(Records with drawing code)
◆ ◆ ◆ ◆ ◆

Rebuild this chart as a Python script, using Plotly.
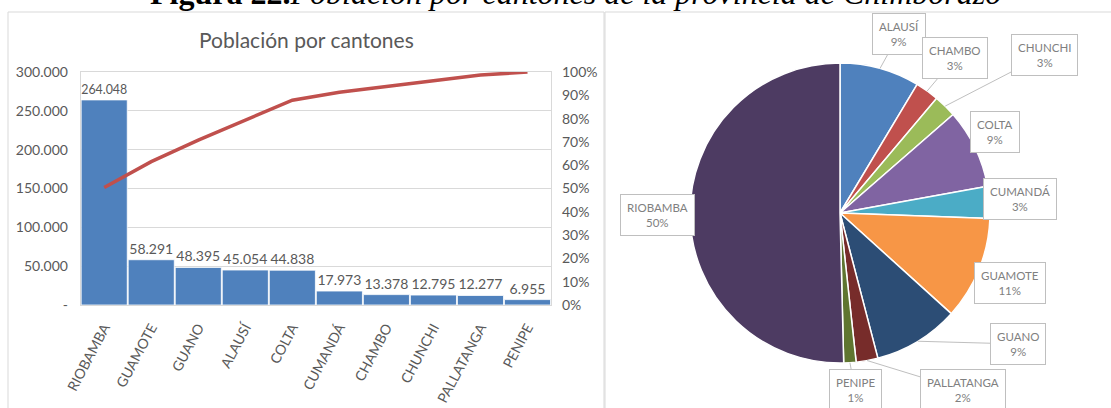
import numpy as np
import plotly.graph_objects as go

# Población por cantón (orden de Pareto)
cantones = ["RIOBAMBA", "GUAMOTE", "GUANO", "ALAUSÍ", "COLTA",
            "CUMANDÁ", "CHAMBO", "CHUNCHI", "PALLATANGA", "PENIPE"]
poblacion = [264048, 58291, 48395, 45054, 44838, 17973, 13378, 12795, 12277, 6955]

# Ejes del diagrama de Pareto
y_tick_vals = [0, 50000, 100000, 150000, 200000, 250000, 300000]
y_tick_text = ["-", "50.000", "100.000", "150.000", "200.000", "250.000", "300.000"]

# Gráfico circular (orden alfabético) y etiquetas de porcentaje
cantones_pie = ["ALAUSÍ", "CHAMBO", "CHUNCHI", "COLTA", "CUMANDÁ",
                "GUAMOTE", "GUANO", "PALLATANGA", "PENIPE", "RIOBAMBA"]
pie_pct = ["9%", "3%", "3%", "9%", "3%", "11%", "9%", "2%", "1%", "50%"]
pie_colors = ["#4F81BD", "#C0504D", "#9BBB59", "#8064A2", "#4BACC6",
              "#F79646", "#2C4D75", "#772C2A", "#5F7530", "#4D3B62"]

W, H = 1111, 408
FONT = "Lato"
GRAY = "#595959"

pob_by_canton = dict(zip(cantones, poblacion))
pie_values = [pob_by_canton[c] for c in cantones_pie]
acumulado = np.cumsum(poblacion) / np.sum(poblacion)


def px_x(x):
    return x / W


def px_y(y):
    return 1 - y / H


fig = go.Figure()

fig.add_trace(go.Bar(
    x=cantones, y=poblacion,
    marker=dict(color="#4F81BD", line=dict(color="white", width=0.8)),
    texttemplate="%{y:,.0f}", textposition="outside",
    textfont=dict(family=FONT, size=14, color=GRAY),
    cliponaxis=False, showlegend=False,
    xaxis="x", yaxis="y",
))

fig.add_trace(go.Scatter(
    x=cantones, y=acumulado, mode="lines",
    line=dict(color="#C0504D", width=3.5),
    showlegend=False, xaxis="x", yaxis="y2",
))

# Pie geometry (pixels)
cx, cy, r = 840, 213, 150
fig.add_trace(go.Pie(
    labels=cantones_pie, values=pie_values,
    marker=dict(colors=pie_colors, line=dict(color="white", width=1.5)),
    sort=False, direction="clockwise", rotation=0,
    textinfo="none", hoverinfo="label+percent", showlegend=False,
    automargin=False,
    domain=dict(x=[px_x(cx - r), px_x(cx + r)], y=[px_y(cy + r), px_y(cy - r)]),
))

# Callout boxes for the pie (box centres in pixels)
box_pos = {
    "ALAUSÍ": (899, 34), "CHAMBO": (955, 58), "CHUNCHI": (1044, 55),
    "COLTA": (995, 132), "CUMANDÁ": (1020, 199), "GUAMOTE": (1010, 283),
    "GUANO": (1018, 344), "PALLATANGA": (963, 390), "PENIPE": (855, 390),
    "RIOBAMBA": (657, 215),
}
total = float(np.sum(pie_values))
cum = 0.0
annotations = []
for name, val, pct in zip(cantones_pie, pie_values, pie_pct):
    t = 2 * np.pi * (cum + val / 2) / total
    cum += val
    tx = cx + r * np.sin(t)
    ty = cy - r * np.cos(t)
    bx, by = box_pos[name]
    annotations.append(dict(
        x=px_x(tx), y=px_y(ty), xref="paper", yref="paper",
        text=f"{name}<br>{pct}", showarrow=True, arrowhead=0,
        arrowwidth=1, arrowcolor="#BFBFBF", ax=bx - tx, ay=by - ty,
        bgcolor="white", bordercolor="#BFBFBF", borderwidth=1, borderpad=6,
        font=dict(family=FONT, size=11.5, color="#808080"),
    ))

annotations.append(dict(
    x=px_x(306), y=px_y(39), xref="paper", yref="paper",
    text="Población por cantones", showarrow=False,
    font=dict(family=FONT, size=21, color=GRAY),
    xanchor="center", yanchor="middle",
))
annotations.append(dict(
    x=px_x(575), y=px_y(13), xref="paper", yref="paper",
    text="<b>Figura 22.</b><i>Población por cantones de la provincia de Chimborazo</i>",
    showarrow=False, font=dict(family="Liberation Serif", size=32, color="black"),
    xanchor="center", yanchor="bottom",
))

shapes = [
    dict(type="rect", xref="paper", yref="paper",
         x0=px_x(8), x1=px_x(604), y0=px_y(412), y1=px_y(12),
         line=dict(color="#D9D9D9", width=1), fillcolor="rgba(0,0,0,0)", layer="below"),
    dict(type="rect", xref="paper", yref="paper",
         x0=px_x(605), x1=px_x(1116), y0=px_y(412), y1=px_y(12),
         line=dict(color="#D9D9D9", width=1), fillcolor="rgba(0,0,0,0)", layer="below"),
]

fig.update_layout(
    width=W, height=H, margin=dict(l=0, r=0, t=0, b=0, autoexpand=False),
    paper_bgcolor="white", plot_bgcolor="white",
    separators=",.", bargap=0.02,
    font=dict(family=FONT, color=GRAY),
    xaxis=dict(
        domain=[px_x(80.7), px_x(551)], tickangle=-62, automargin=False,
        tickfont=dict(family=FONT, size=14, color=GRAY),
        showline=True, linecolor="#D9D9D9", mirror=True,
        ticks="", ticklabelstandoff=8, showgrid=False,
    ),
    yaxis=dict(
        domain=[px_y(305), px_y(72)], range=[0, 300000], automargin=False,
        tickvals=y_tick_vals, ticktext=y_tick_text,
        tickfont=dict(family=FONT, size=14, color=GRAY),
        showgrid=True, gridcolor="#D9D9D9", gridwidth=1,
        showline=True, linecolor="#D9D9D9", mirror=True,
        zeroline=False, ticks="", ticklabelstandoff=9,
    ),
    yaxis2=dict(
        overlaying="y", side="right", range=[0, 1], automargin=False,
        tickvals=[i / 10 for i in range(11)], tickformat=".0%",
        tickfont=dict(family=FONT, size=14, color=GRAY),
        showgrid=False, zeroline=False, ticks="", ticklabelstandoff=10,
    ),
    annotations=annotations, shapes=shapes,
)

fig.write_html("out.html")
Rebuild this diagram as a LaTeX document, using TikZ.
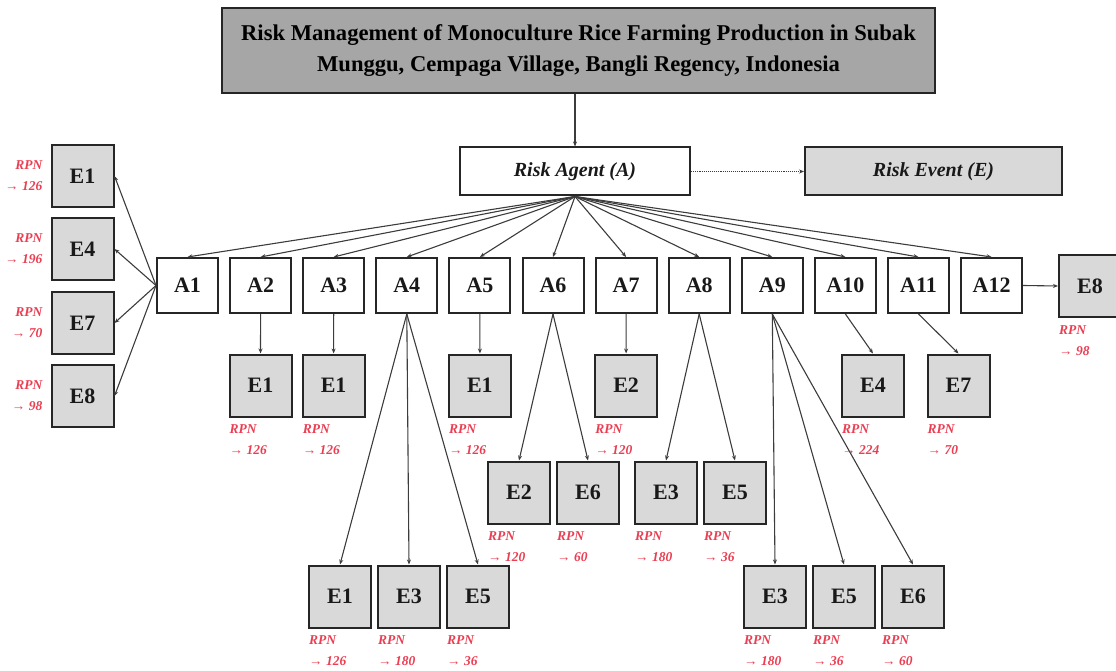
\documentclass[tikz,border=0pt]{standalone}
\usepackage{fontspec}
\setmainfont{Liberation Serif}
\usetikzlibrary{arrows.meta,positioning}

\definecolor{titlegray}{RGB}{166,166,166}
\definecolor{eventgray}{RGB}{217,217,217}
\definecolor{boxline}{RGB}{38,38,38}
\definecolor{linkgray}{RGB}{60,60,60}
\definecolor{rpnred}{RGB}{234,62,82}

\tikzset{
  agentbox/.style={draw=boxline, line width=2pt, fill=white, text=black!90,
    minimum width=61pt, minimum height=55pt, inner sep=0pt,
    font=\fontsize{22}{24}\selectfont\bfseries},
  eventbox/.style={agentbox, fill=eventgray, minimum width=62pt, minimum height=62pt},
  rpn/.style={text=rpnred, inner sep=0pt, font=\fontsize{13.5}{21}\selectfont\bfseries\itshape},
  rpnbelow/.style={label={[rpn, align=left, anchor=north west, yshift=-7pt, xshift=1pt]south west:RPN\\→ #1}},
  rpnleft/.style={label={[rpn, align=right, anchor=east, xshift=-8pt]west:RPN\\→ #1}},
  link/.style={-{Stealth[length=5pt,width=4pt]}, draw=linkgray, line width=1.1pt},
}

\begin{document}
\begin{tikzpicture}[x=1pt, y=-1pt]
    \useasboundingbox (0,0) rectangle (1116,671);

    %% Header
    \node[draw=boxline, line width=2.2pt, fill=titlegray, minimum width=713pt, minimum height=85pt,
      align=center, font=\fontsize{22.6}{31}\selectfont\bfseries] (title) at (578.5,50.5)
      {Risk Management of Monoculture Rice Farming Production in Subak\\Munggu, Cempaga Village, Bangli Regency, Indonesia};
    \node[agentbox, minimum width=230pt, minimum height=48pt, font=\fontsize{20}{22}\selectfont\bfseries\itshape]
      (agent) at (575,171.5) {Risk Agent (A)};
    \node[eventbox, minimum width=257pt, minimum height=48pt, font=\fontsize{20}{22}\selectfont\bfseries\itshape]
      (event) at (933.5,171.5) {Risk Event (E)};

    \draw[link] (agent.north |- title.south) -- (agent.north);
    \draw[link, densely dotted, line width=0.9pt] (agent) -- (event);

    %% Risk agents
    \foreach \i in {1,...,12}
      \node[agentbox] (A\i) at ({187.5+(\i-1)*73.1},285.5) {A\i};

    %% Risk events of A1
    \node[eventbox, rpnleft=126] (e1a) at (82.5,176) {E1};
    \node[eventbox, rpnleft=196] (e1b) at (82.5,249) {E4};
    \node[eventbox, rpnleft=70]  (e1c) at (82.5,323) {E7};
    \node[eventbox, rpnleft=98]  (e1d) at (82.5,396) {E8};

    % second row
    \node[eventbox, rpnbelow=126] (e2)  at (260.5,385.5) {E1};
    \node[eventbox, rpnbelow=126] (e3)  at (333.6,385.5) {E1};
    \node[eventbox, rpnbelow=126] (e5)  at (479.9,385.5) {E1};
    \node[eventbox, rpnbelow=120] (e7)  at (626.1,385.5) {E2};
    \node[eventbox, rpnbelow=224] (e10) at (873,385.5)   {E4};
    \node[eventbox, rpnbelow=70]  (e11) at (958.5,385.5) {E7};

    % third row
    \node[eventbox, rpnbelow=120] (e6a) at (519,492.5) {E2};
    \node[eventbox, rpnbelow=60]  (e6b) at (588,492.5) {E6};
    \node[eventbox, rpnbelow=180] (e8a) at (666,492.5) {E3};
    \node[eventbox, rpnbelow=36]  (e8b) at (735,492.5) {E5};

    % fourth row
    \node[eventbox, rpnbelow=126] (e4a) at (340,596.5) {E1};
    \node[eventbox, rpnbelow=180] (e4b) at (409,596.5) {E3};
    \node[eventbox, rpnbelow=36]  (e4c) at (478,596.5) {E5};
    \node[eventbox, rpnbelow=180] (e9a) at (775,596.5) {E3};
    \node[eventbox, rpnbelow=36]  (e9b) at (844,596.5) {E5};
    \node[eventbox, rpnbelow=60]  (e9c) at (913,596.5) {E6};

    % event of A12
    \node[eventbox, rpnbelow=98] (e12) at (1090,286) {E8};

    %% Connectors
    \foreach \i in {1,...,12}
      \draw[link] (agent.south) -- (A\i.north);
    \foreach \e in {e1a,e1b,e1c,e1d}
      \draw[link] (A1.west) -- (\e.east);
    \draw[link] (A2.south) -- (e2.north);
    \draw[link] (A3.south) -- (e3.north);
    \foreach \e in {e4a,e4b,e4c}
      \draw[link] (A4.south) -- (\e.north);
    \draw[link] (A5.south) -- (e5.north);
    \draw[link] (A6.south) -- (e6a.north);
    \draw[link] (A6.south) -- (e6b.north);
    \draw[link] (A7.south) -- (e7.north);
    \draw[link] (A8.south) -- (e8a.north);
    \draw[link] (A8.south) -- (e8b.north);
    \foreach \e in {e9a,e9b,e9c}
      \draw[link] (A9.south) -- (\e.north);
    \draw[link] (A10.south) -- (e10.north);
    \draw[link] (A11.south) -- (e11.north);
    \draw[link] (A12.east) -- (e12.west);

\end{tikzpicture}
\end{document}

◆ ◆ ◆ ◆ ◆

[Goal]:
From the entries above, copy every line that holds the word "using".

[Exercise output]:
Rebuild this chart as a Python script, using Plotly.
Rebuild this diagram as a LaTeX document, using TikZ.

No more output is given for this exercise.